I’ve been neglecting this blog, among other tasks, for quite some time now and the guilt’s been building steadily.
It feels like I’m losing control over my hours or perhaps I’ve become lax at managing my days. It does feel like I’ve been wasting a lot of hours by just letting it pass by. How I wish I could call it resting. At least I’d feel recharged if that were the case.
It’s a conscious waste of time and one feels bad about it yet s/he does nothing to change that. Too lazy or perhaps just unwilling to exert that much effort to get oneself out of this phase. You continue to let time pass and you worry about the time you’ve wasted and that pile of work that been growing steadily on your desk.
I’ll do better tomorrow. I’ll get it done later. And you see the tasks being repeatedly written –for months now– in your planner. And it’ still not finished. Even I am sick of thinking of excuses for not accomplishing my tasks.
You find yourself wondering how it’s possible to even waste that much time knowing that you can’t stand not doing anything. You keep yourself busy with the most trivial of tasks/concerns so you can comfort yourself later in the evening that you did accomplish some tasks – just not the ones that you needed to get done.

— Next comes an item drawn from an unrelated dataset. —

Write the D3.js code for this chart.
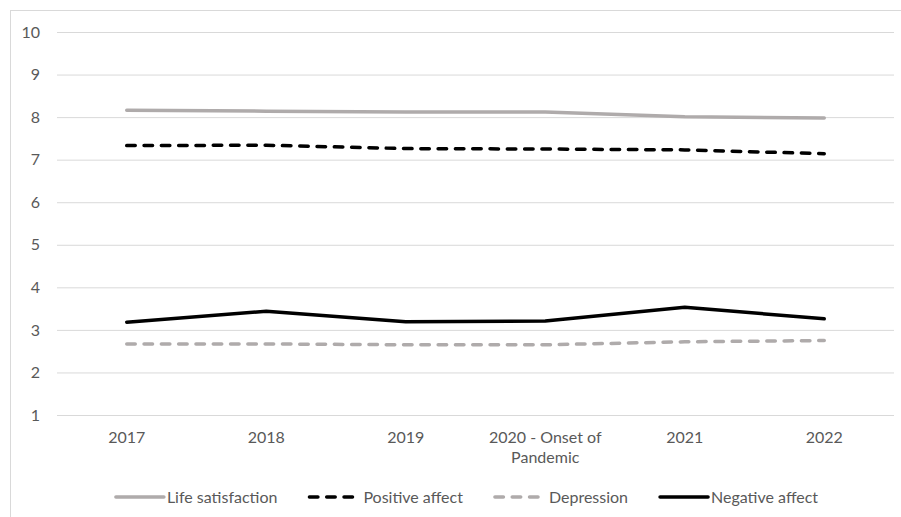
<!DOCTYPE html>
<html><head><meta charset="utf-8">
<script src="https://cdn.jsdelivr.net/npm/d3@7"></script>
<style>html,body{margin:0;padding:0;background:#fff;}svg{display:block;}</style>
</head><body>
<svg id="chart" width="901" height="517"></svg>
<script>
const categories = ["2017", "2018", "2019", "2020 - Onset of\nPandemic", "2021", "2022"];
const lifeSatisfaction = [8.16, 8.14, 8.12, 8.12, 8.01, 7.98];
const positiveAffect = [7.33, 7.34, 7.26, 7.25, 7.23, 7.14];
const depression = [2.67, 2.67, 2.65, 2.65, 2.72, 2.75];
const negativeAffect = [3.18, 3.44, 3.19, 3.21, 3.53, 3.26];
const yTicks = [1, 2, 3, 4, 5, 6, 7, 8, 9, 10];
const seriesNames = ["Life satisfaction", "Positive affect", "Depression", "Negative affect"];

(function() {
const series = [
  {name: seriesNames[0], values: lifeSatisfaction, color: "#afabab", dash: null},
  {name: seriesNames[1], values: positiveAffect, color: "#000000", dash: "8.5,8.8"},
  {name: seriesNames[2], values: depression, color: "#afabab", dash: "8.5,8.8"},
  {name: seriesNames[3], values: negativeAffect, color: "#000000", dash: null}
];

const svg = d3.select("#chart");
const font = "Lato, 'Open Sans', sans-serif";
const fs = "16px";
const textColor = "#595959";

svg.append("rect").attr("x", 10.5).attr("y", 10.5).attr("width", 1000).attr("height", 1000)
  .attr("fill", "none").attr("stroke", "#d9d9d9").attr("stroke-width", 1);

const mLeft = 57, mRight = 894, mTop = 32, mBottom = 415;
const x = d3.scaleBand().domain(categories).range([mLeft, mRight]);
const y = d3.scaleLinear().domain([1, 10]).range([mBottom, mTop]);

const yAxis = d3.axisLeft(y).tickValues(yTicks).tickSize(-(mRight - mLeft)).tickPadding(17).tickFormat(d3.format("d"));
const gy = svg.append("g").attr("transform", `translate(${mLeft},0)`).call(yAxis);
gy.select(".domain").remove();
gy.selectAll(".tick line").attr("stroke", "#d9d9d9").attr("stroke-width", 1);
gy.selectAll(".tick text").attr("fill", textColor).style("font-family", font).style("font-size", fs);

const xAxis = d3.axisBottom(x).tickSize(0).tickPadding(0).tickFormat(() => "");
const gx = svg.append("g").attr("transform", `translate(0,${mBottom})`).call(xAxis);
gx.select(".domain").remove();
gx.selectAll(".tick").each(function(d) {
  const t = d3.select(this).append("text").attr("fill", textColor)
    .style("font-family", font).style("font-size", fs).attr("text-anchor", "middle");
  d.split("\n").forEach((ln, i) => {
    t.append("tspan").attr("x", 0).attr("y", 28 + i * 20).text(ln);
  });
});

const line = d3.line().x((d, i) => x(categories[i]) + x.bandwidth() / 2).y(d => y(d));
series.forEach(s => {
  svg.append("path").datum(s.values).attr("d", line)
    .attr("fill", "none").attr("stroke", s.color).attr("stroke-width", 3.5)
    .attr("stroke-linecap", "round").attr("stroke-linejoin", "round")
    .attr("stroke-dasharray", s.dash);
});

const legend = svg.append("g");
const ly = 497;
let cx = 0;
series.forEach((s) => {
  const g = legend.append("g");
  g.append("line").attr("x1", 2).attr("x2", 50).attr("y1", 0).attr("y2", 0)
    .attr("stroke", s.color).attr("stroke-width", 3.5).attr("stroke-linecap", "round")
    .attr("stroke-dasharray", s.dash ? "8.5,8.8" : null);
  const tx = s.dash ? 56 : 53;
  const t = g.append("text").attr("x", tx).attr("y", 5.5).attr("fill", textColor)
    .style("font-family", font).style("font-size", fs).text(s.name);
  const w = tx + t.node().getComputedTextLength();
  g.attr("transform", `translate(${cx},${ly})`);
  cx += w + 30;
});
const totalW = cx - 30;
legend.attr("transform", `translate(${466 - totalW / 2},0)`);
})();
</script>
</body></html>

I’ve been in this slump for months now and it’s not a place I want to stay in. I miss being productive and having that sense of accomplishment that I can take back to the apartment at the end of the day. I need to feel that I’m deserving of every hour of sleep and rest I get.
There’s a lot of things left to deal with –and that’s really not something new.
Stop thinking and get it done already!
It’s not like I have a choice, really. That’s the only way to survive this semester.
I’m taking this day as an opportunity to keep up with all the student outputs I need to complete checking. Today’s classes have been suspended in the University because the buildings needed to be inspected for their structural integrity after last night’s earthquake –and the aftershocks that followed.